(Ottawa) Les principaux partis politiques fédéraux échouent à demander à leurs membres un consentement éclairé à la collecte, à l’utilisation et à la divulgation de leurs renseignements personnels, conclut une analyse du commissariat à la protection de la vie privée

Selon ce rapport interne obtenu par La Presse canadienne grâce à la Loi d’accès à l’information, les partis n’ont pas établi des limites spécifiques quant à l’utilisation et à la conservation des données. Ils ne donnent pas assez de renseignements sur les mesures de sécurité pour les protéger ni sur la façon dont les gens peuvent vérifier si elles sont exactes.

Ce rapport a été rédigé à la fin du mois d’août.

Les informations sur les électeurs potentiels peuvent être extrêmement précieuses pour les partis politiques. Elles le permettent de mieux repérer les sympathisants ou de rédiger leur programme.

Cependant, l’inquiétude grandit depuis longtemps quant à la façon dont les partis utilisent les données personnelles, d’autant plus que les principales lois fédérales sur la confidentialité ne s’appliquent pas à eux.

Le bureau du commissaire a évalué les politiques de confidentialité des libéraux, des conservateurs, des néo-démocrates, des verts et des bloquistes à la suite de l’entrée en vigueur des modifications à la Loi électorale du Canada, le 1er avril.

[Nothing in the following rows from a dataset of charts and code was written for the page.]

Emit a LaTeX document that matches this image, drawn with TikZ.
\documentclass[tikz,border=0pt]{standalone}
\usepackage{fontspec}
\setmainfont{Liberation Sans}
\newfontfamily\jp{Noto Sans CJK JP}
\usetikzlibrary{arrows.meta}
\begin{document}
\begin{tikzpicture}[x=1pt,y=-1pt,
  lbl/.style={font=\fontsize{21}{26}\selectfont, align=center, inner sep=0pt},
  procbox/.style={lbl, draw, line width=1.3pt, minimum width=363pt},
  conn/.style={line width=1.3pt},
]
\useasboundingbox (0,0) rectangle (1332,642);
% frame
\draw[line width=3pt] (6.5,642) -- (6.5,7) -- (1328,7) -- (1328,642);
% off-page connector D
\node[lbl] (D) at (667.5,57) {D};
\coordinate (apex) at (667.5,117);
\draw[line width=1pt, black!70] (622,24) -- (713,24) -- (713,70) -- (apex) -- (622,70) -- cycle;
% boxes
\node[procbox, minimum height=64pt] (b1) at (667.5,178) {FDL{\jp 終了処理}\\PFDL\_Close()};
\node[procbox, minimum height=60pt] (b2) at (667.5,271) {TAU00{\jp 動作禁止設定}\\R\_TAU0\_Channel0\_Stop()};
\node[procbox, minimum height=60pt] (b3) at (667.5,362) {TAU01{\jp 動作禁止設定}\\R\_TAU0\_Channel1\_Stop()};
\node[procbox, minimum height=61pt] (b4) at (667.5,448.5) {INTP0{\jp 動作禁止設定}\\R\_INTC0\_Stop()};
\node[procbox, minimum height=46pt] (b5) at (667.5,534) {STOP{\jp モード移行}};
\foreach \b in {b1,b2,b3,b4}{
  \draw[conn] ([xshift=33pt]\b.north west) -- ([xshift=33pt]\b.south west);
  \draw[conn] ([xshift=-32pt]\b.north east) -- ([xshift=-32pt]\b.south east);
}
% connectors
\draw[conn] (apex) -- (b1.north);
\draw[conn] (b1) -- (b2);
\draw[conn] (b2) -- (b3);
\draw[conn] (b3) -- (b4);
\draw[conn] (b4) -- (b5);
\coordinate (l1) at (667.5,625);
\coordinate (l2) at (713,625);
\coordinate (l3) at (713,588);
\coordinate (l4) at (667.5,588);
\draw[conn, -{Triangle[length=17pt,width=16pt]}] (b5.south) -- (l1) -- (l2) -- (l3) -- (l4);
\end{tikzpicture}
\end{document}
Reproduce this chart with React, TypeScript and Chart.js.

La loi oblige désormais les parties à rédiger des politiques de confidentialité pour protéger les renseignements personnels, à les soumettre à Élections Canada et à les publier en ligne.

Le commissaire à la protection de la vie privée, Daniel Therrien, avait critiqué les nouvelles dispositions, notamment le fait que son bureau ou tout autre organisme indépendant ne soit pas obligé de superviser les enquêtes et de statuer sur les plaintes relatives aux atteintes à la vie privée.

M. Therrien et le directeur général des élections Stéphane Perrault avaient conseillé aux partis de se conformer à la nouvelle loi. Dans un document d’orientation, ils avaient publié des lignes directrices pour aider les partis à se conformer aux dispositions et à suivre les meilleures pratiques en matière de protection des renseignements personnels fondées sur les normes du droit international. Les principes relatifs à l’équité dans le traitement de l’information abordaient les mesures de base qu’un parti devrait appliquer lors de la collecte, de l’utilisation et du stockage de données personnelles.

« Aucun des cinq partis analysés n’a respecté les 10 principes », indique le nouveau rapport.

Selon le rapport, même si les partis ont établi un cadre pour obtenir le consentement des individus quant à l’utilisation et la collecte de données personnelles, ils n’ont pas fourni de preuves suffisantes que celui-ci est valide et informé.

Pour l’auteur du rapport, les termes employés par les partis ne semblent pas indiquer que le consentement est demandé clairement. Il semble plutôt être établi de façon implicite.

La plupart des partis ont reconnu avoir collecté le plus informations publiquement disponibles possible, notamment les réseaux sociaux dont fait partie un individu et ses contacts.

Le commissaire à la protection de la vie privée conseille aux partis de ne conserver les informations personnelles que le temps nécessaire pour satisfaire des fins légitimes, puis de les détruire en toute sécurité.

Chaque parti a fixé une limite à l’utilisation et à la divulgation des données personnelles, mais aucun d’entre eux ne parle de la durée de leur conservation, note le rapport.

La plupart des partis n’ont pas fourni « une explication adéquate » des mesures de sécurité utilisées pour protéger les informations personnelles contre la perte ou l’utilisation abusive, ajoute l’auteur du rapport. Tous les partis ont affirmé qu’un certain type de sécurité générale était en place. Mais seuls le Parti libéral et le Parti vert ont mentionné des systèmes de sécurité spécifiques, comme le chiffrement ou les classeurs verrouillés.

Chacun des partis a indiqué que des employés seront formés à la gestion des données personnelles.

Le commissaire à la protection de la vie privée affirme que les partis politiques devraient donner aux individus l’accès à leurs informations sur demande, y compris toutes les inférences ou prédictions faites à leur sujet et un compte rendu de la façon dont les données ont été utilisées.

Ils devraient également permettre aux gens de corriger ou de modifier tout renseignement personnel si son exactitude ou son exhaustivité est contestée et jugée dépassée, conseille le commissaire.